Case Study 6: Rent arrears and joint tenants
The landlord applied to the court for a possession order and then bailiff’s warrant following the accrual of rent arrears by four joint tenants. An agreement was reached by the landlord, three of the tenants and their guarantors that a new tenancy would be created following payment of the majority of the arrears. This was undertaken by the tenants’ guarantors, following which one of the new joint tenants (Mr B) complained to the landlord that only the fourth tenant should have been responsible for the arrears. This was because the three tenants had always paid the fourth tenant their rent for him to forward to the landlord.

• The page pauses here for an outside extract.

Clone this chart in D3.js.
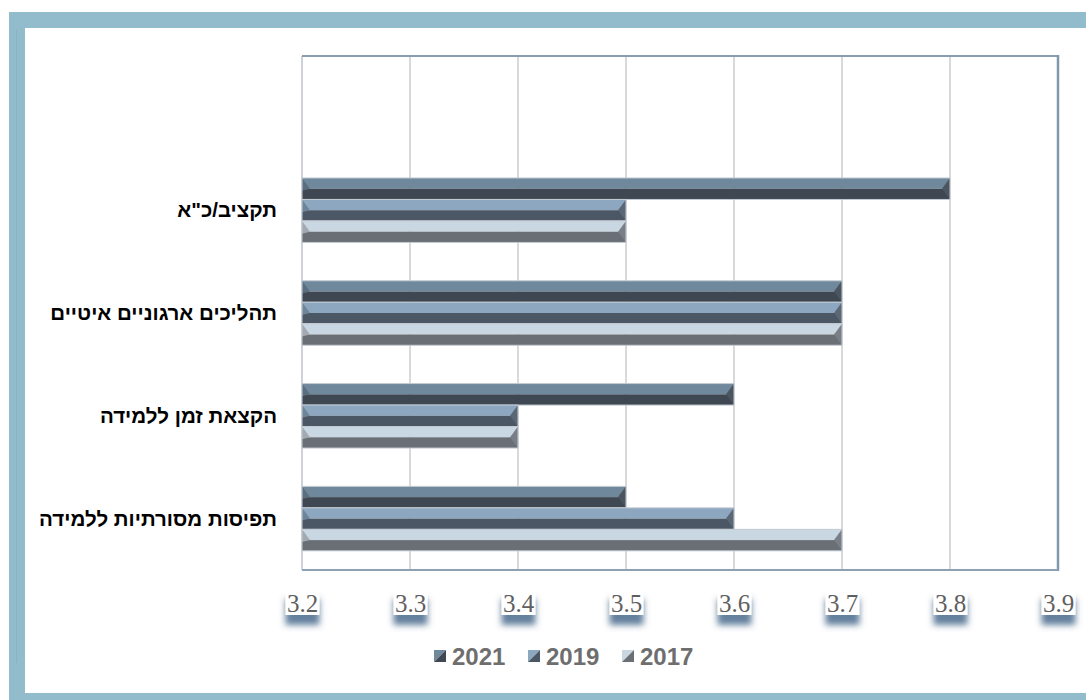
<!DOCTYPE html>
<html>
<head>
<meta charset="utf-8">
<script src="https://cdn.jsdelivr.net/npm/d3@7/dist/d3.min.js"></script>
<style>
  html, body { margin: 0; padding: 0; background: #ffffff; }
  svg { display: block; }
</style>
</head>
<body>
<svg id="chart" width="1086" height="700"></svg>
<script>
// Categories, top to bottom (first slot is an empty row)
const categories = ["", "תקציב/כ\"א", "תהליכים ארגוניים איטיים", "הקצאת זמן ללמידה", "תפיסות מסורתיות ללמידה"];
const seriesNames = ["2021", "2019", "2017"];
const values2021 = [null, 3.8, 3.7, 3.6, 3.5];
const values2019 = [null, 3.5, 3.7, 3.4, 3.6];
const values2017 = [null, 3.5, 3.7, 3.4, 3.7];
const xTicks = [3.2, 3.3, 3.4, 3.5, 3.6, 3.7, 3.8, 3.9];

const seriesValues = [values2021, values2019, values2017];
const palette = [
  { light: "#6f889c", dark: "#3f4852", left: "#5a6e7e", right: "#4a5560" },
  { light: "#8ca7bf", dark: "#4b5765", left: "#6d8499", right: "#5a6775" },
  { light: "#c9d7e3", dark: "#6a6e75", left: "#a2a9b1", right: "#7a7f87" }
];

const svg = d3.select("#chart");
const defs = svg.append("defs");

// soft shadow behind the axis labels
const f = defs.append("filter").attr("id", "lblShadow")
  .attr("x", "-60%").attr("y", "-60%").attr("width", "220%").attr("height", "260%");
f.append("feDropShadow").attr("dx", 0).attr("dy", 10).attr("stdDeviation", 3.4)
  .attr("flood-color", "#46698c").attr("flood-opacity", 0.85);

// outer frame
svg.append("rect").attr("x", 9).attr("y", 12).attr("width", 1100).attr("height", 700).attr("fill", "#92bccb");
svg.append("rect").attr("x", 25).attr("y", 28).attr("width", 1100).attr("height", 665).attr("fill", "#ffffff");
svg.append("line").attr("x1", 16.5).attr("x2", 16.5).attr("y1", 30).attr("y2", 663)
  .attr("stroke", "#86b2c2").attr("stroke-width", 1);

const plot = { left: 302, right: 1058, top: 56, bottom: 570 };

const x = d3.scaleLinear().domain([3.2, 3.9]).range([plot.left, plot.right]);
const y = d3.scaleBand().domain(categories).range([plot.top, plot.bottom])
  .paddingInner(0.373).paddingOuter(0.1865);
const ySeries = d3.scaleBand().domain(seriesNames).range([0, y.bandwidth()]);

// vertical gridlines
svg.append("g").selectAll("line").data(xTicks.slice(1, -1)).join("line")
  .attr("x1", d => x(d)).attr("x2", d => x(d))
  .attr("y1", plot.top).attr("y2", plot.bottom)
  .attr("stroke", "#d9d9d9").attr("stroke-width", 2);

// plot area border
svg.append("line").attr("x1", plot.left).attr("x2", plot.left).attr("y1", plot.top).attr("y2", plot.bottom)
  .attr("stroke", "#cfd2d6").attr("stroke-width", 2);
svg.append("line").attr("x1", plot.left).attr("x2", plot.right).attr("y1", plot.top).attr("y2", plot.top)
  .attr("stroke", "#8a9cae").attr("stroke-width", 2);
svg.append("line").attr("x1", plot.right).attr("x2", plot.right).attr("y1", plot.top - 1).attr("y2", plot.bottom + 1)
  .attr("stroke", "#7f98b0").attr("stroke-width", 2.5);
svg.append("line").attr("x1", plot.left).attr("x2", plot.right).attr("y1", plot.bottom).attr("y2", plot.bottom)
  .attr("stroke", "#8ea2b5").attr("stroke-width", 2);

// bevelled bars
const bars = [];
categories.forEach((c, i) => {
  seriesNames.forEach((s, j) => {
    const v = seriesValues[j][i];
    if (v != null) bars.push({ cat: c, series: s, idx: j, value: v });
  });
});

const gBars = svg.append("g");
bars.forEach(b => {
  const x0 = x(3.2), x1 = x(b.value);
  const y0 = y(b.cat) + ySeries(b.series), h = ySeries.bandwidth(), y1 = y0 + h, ym = y0 + h / 2;
  const col = palette[b.idx];
  const w = 8;
  const g = gBars.append("g");
  g.append("rect").attr("x", x0).attr("y", y0).attr("width", x1 - x0).attr("height", h / 2).attr("fill", col.light);
  g.append("rect").attr("x", x0).attr("y", ym).attr("width", x1 - x0).attr("height", h / 2).attr("fill", col.dark);
  g.append("path").attr("d", `M${x0},${y0}L${x0 + w},${ym}L${x0},${ym + 2}Z`).attr("fill", col.left);
  g.append("path").attr("d", `M${x1},${y0}L${x1 - w},${ym}L${x1},${y1}Z`).attr("fill", col.right);
  g.append("rect").attr("x", x0).attr("y", y0).attr("width", x1 - x0).attr("height", h)
    .attr("fill", "none").attr("stroke", "#c3cad2").attr("stroke-width", 1);
});

// category labels
svg.append("g").selectAll("text").data(categories.filter(c => c !== "")).join("text")
  .attr("x", 277).attr("y", d => y(d) + y.bandwidth() / 2)
  .attr("dy", "0.35em").attr("text-anchor", "end")
  .attr("font-family", "'Liberation Sans', 'DejaVu Sans', sans-serif")
  .attr("font-weight", "bold").attr("font-size", 20.5).attr("fill", "#000000")
  .text(d => d);

// x-axis labels with boxed shadow
const xAxis = d3.axisBottom(x).tickValues(xTicks).tickFormat(d3.format(".1f")).tickSize(0);
const gx = svg.append("g").attr("transform", `translate(0,${plot.bottom})`).call(xAxis);
gx.select(".domain").remove();
gx.selectAll(".tick").each(function () {
  const t = d3.select(this);
  t.insert("rect", "text").attr("x", -17).attr("y", 19).attr("width", 34).attr("height", 26)
    .attr("fill", "#ffffff").attr("filter", "url(#lblShadow)");
});
gx.selectAll(".tick text")
  .attr("y", 42).attr("dy", 0)
  .attr("font-family", "'Liberation Serif', 'DejaVu Serif', serif")
  .attr("font-size", 25).attr("fill", "#5f5f5f");

// legend
const legend = svg.append("g").attr("transform", "translate(434,656)");
const legendX = [0, 94, 188];
seriesNames.forEach((s, j) => {
  const g = legend.append("g").attr("transform", `translate(${legendX[j]},0)`);
  const col = palette[j];
  g.append("path").attr("d", "M0,-6L12,-6L0,6Z").attr("fill", col.light);
  g.append("path").attr("d", "M12,-6L12,6L0,6Z").attr("fill", col.dark);
  g.append("text").attr("x", 18).attr("y", 0).attr("dy", "0.36em")
    .attr("font-family", "'Liberation Sans', Arial, sans-serif")
    .attr("font-weight", "bold").attr("font-size", 24).attr("fill", "#6e6e6e")
    .text(s);
});
</script>
</body>
</html>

Following conclusion of the complaints procedure, the Ombudsman carried out a formal investigation. She determined that there had been no maladministration in the landlord’s handling of the arrears. The landlord had correctly told the joint tenants that, as a condition of the tenancy agreement, they had been jointly and severally liable for all of the rent. This meant that the three joint tenants were responsible for paying the whole rent and not just a share.
While the Ombudsman commented that the landlord could have done more to assist the tenants in keeping arrears to a minimum, she found that it had monitored the arrears and it was reasonable for the landlord to have expected the tenants to have done the same. The landlord had addressed all communication about the rent to all joint tenants and the fourth tenant’s actions could not reasonably have been foreseen by the landlord.